Dust Masks and Respirators
Even the best of the dust collection systems will not capture 100% of the dust, therefore Personal Protection Equipment is essential. The best masks have separate inhale and exhale valves, and here's why. Exhaling always releases moisture, which contaminates the filter and makes the mask drop its effectiveness much faster. This will also help avoid that annoying fog in your safety glasses. Also, avoid disposable masks - these do not seal properly around your mouth and nose. You should prefer masks with a rubberized face gasket. Folks with beards should consider a helmet respirator, which blow filtered air inside a visor and is powered by batteries.
And remember: if all else fails, you can always use a broom to catch that dust in the morning after!
DIY Solutions for Dust Collecting
Dust Collector Adapter
Shops make dust — on your clothes, on your carpets, and in your lungs. It's not just a nuisance either, it's a health hazard. That's why I recommend that every woodworker set up some system to control it.
Here's a tip on how to rig up an ordinary shop vacuum to just about any dust-generating machine. It uses common home-center materials, and it's a cinch to attach the hose — it just slips in. And in my shop, convenience means I'll actually use it.
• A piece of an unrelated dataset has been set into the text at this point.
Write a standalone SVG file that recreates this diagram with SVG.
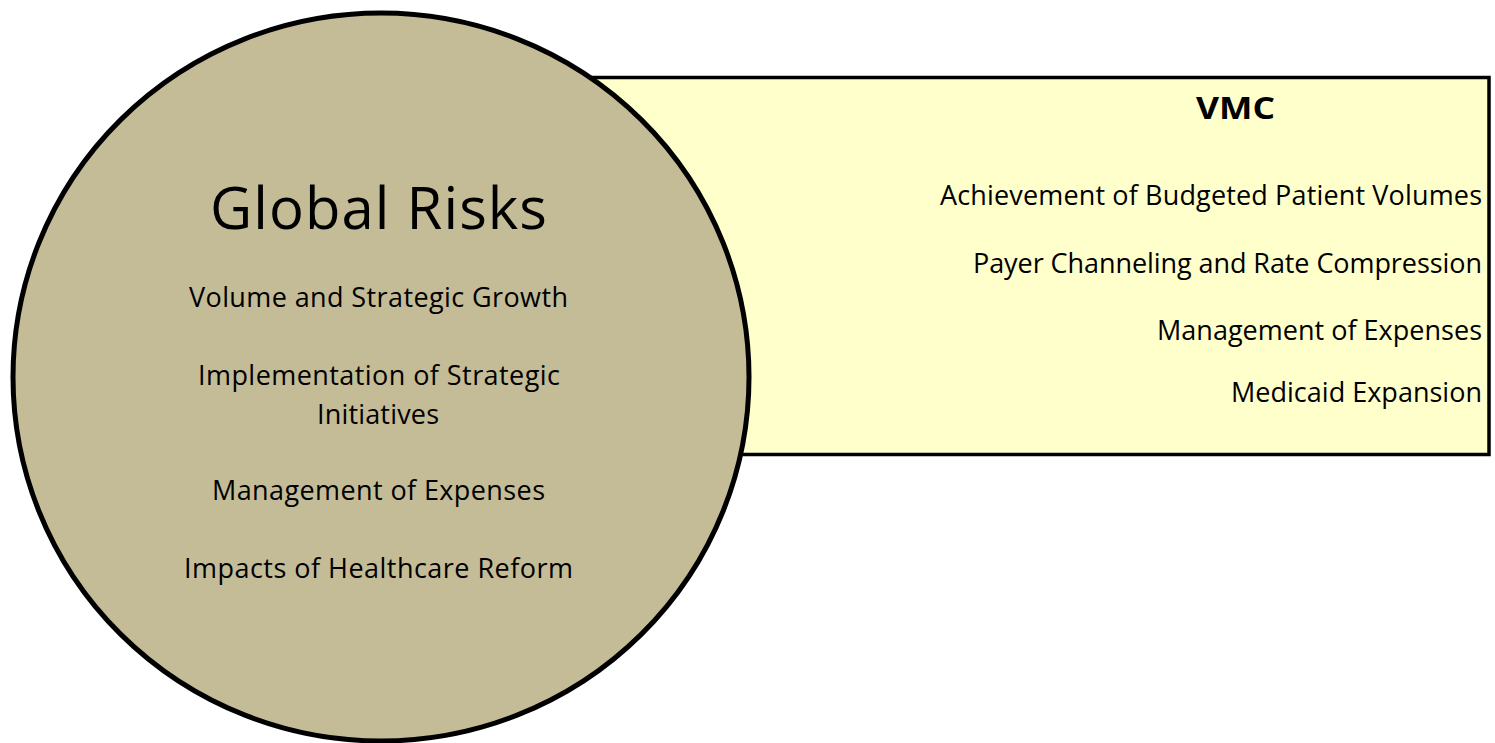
<svg xmlns="http://www.w3.org/2000/svg" width="1495" height="743" viewBox="0 0 1495 743">
  <style>
    .label { font-family: "Open Sans", "Liberation Sans", sans-serif; fill: #000; }
    .item { font-size: 27px; }
    .risk { text-anchor: middle; }
    .vmc { text-anchor: end; }
  </style>
  <rect width="1495" height="743" fill="#ffffff"/>

  <!-- VMC panel sits behind the circle -->
  <g id="vmc">
    <rect x="400" y="77.5" width="1089" height="377" fill="#FFFFCC" stroke="#000" stroke-width="3.5"/>
    <text class="label" x="1235.5" y="119" font-size="30" font-weight="bold" text-anchor="middle" textLength="79" lengthAdjust="spacingAndGlyphs">VMC</text>
    <text class="label item vmc" x="1482" y="205" textLength="542" lengthAdjust="spacing">Achievement of Budgeted Patient Volumes</text>
    <text class="label item vmc" x="1482" y="273" textLength="509" lengthAdjust="spacing">Payer Channeling and Rate Compression</text>
    <text class="label item vmc" x="1482" y="340" textLength="325" lengthAdjust="spacing">Management of Expenses</text>
    <text class="label item vmc" x="1482" y="402" textLength="251" lengthAdjust="spacing">Medicaid Expansion</text>
  </g>

  <g id="global-risks">
    <ellipse cx="381" cy="377" rx="368" ry="364" fill="#C4BC97" stroke="#000" stroke-width="5"/>
    <text class="label risk" x="378.5" y="229" font-size="58" textLength="337" lengthAdjust="spacing">Global Risks</text>
    <text class="label item risk" x="378.5" y="307" textLength="379" lengthAdjust="spacing">Volume and Strategic Growth</text>
    <text class="label item risk" x="379" y="385" textLength="362" lengthAdjust="spacing">Implementation of Strategic</text>
    <text class="label item risk" x="378" y="424" textLength="122" lengthAdjust="spacing">Initiatives</text>
    <text class="label item risk" x="378.5" y="500" textLength="333" lengthAdjust="spacing">Management of Expenses</text>
    <text class="label item risk" x="378.5" y="578" textLength="389" lengthAdjust="spacing">Impacts of Healthcare Reform</text>
  </g>

  <g id="connectors"/>
</svg>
The key is a plastic pipe adapter designed to fit a metal sink drain, which is the same diameter (1-1/4 in.) as most shop vacuum pipes. It has a plastic gasket and a threaded nut that make a good connection to the vacuum pipe. You can then attach any combination of plastic pipe fittings that works on your machine.
Precision Dust Control
Cut down on sanding dust with this tip.
Screw a radiator hose clamp to a 1x3 board, and clamp the board to your workbench. Insert your shop vacuum nozzle, and you have an "extra hand" to hold the vacuum precisely where you're kicking up dust!
Sanding Vacuum Box
With all the electric sanders used in our shops—vibrating, belt and random orbital—we're making an enormous dust storm.
I nailed together this vacuum box to give my lungs and eyes a break! Make the top and bottom from two pieces of 1/4-in. plywood (12 x 18 in.) and the sides and ends from 3/4-in. x 3-in. pine or scrap wood.
Drill a grid of holes in the top with a 5/16-in. bit. In the center of one side, make a port for your vacuum nozzle. A PVC expansion adapter works well, or cut a hole that accepts your nozzle in a tight pressure fit. Hook up the vacuum and you're ready for healthier sanding.
No need to get dust all over your shop or work area when you're using a finishing sander. Put the whole business — sander, the piece you're sanding, and one hand — in a large, clear plastic bag. Tape the bag around your arm, or use a rubber band.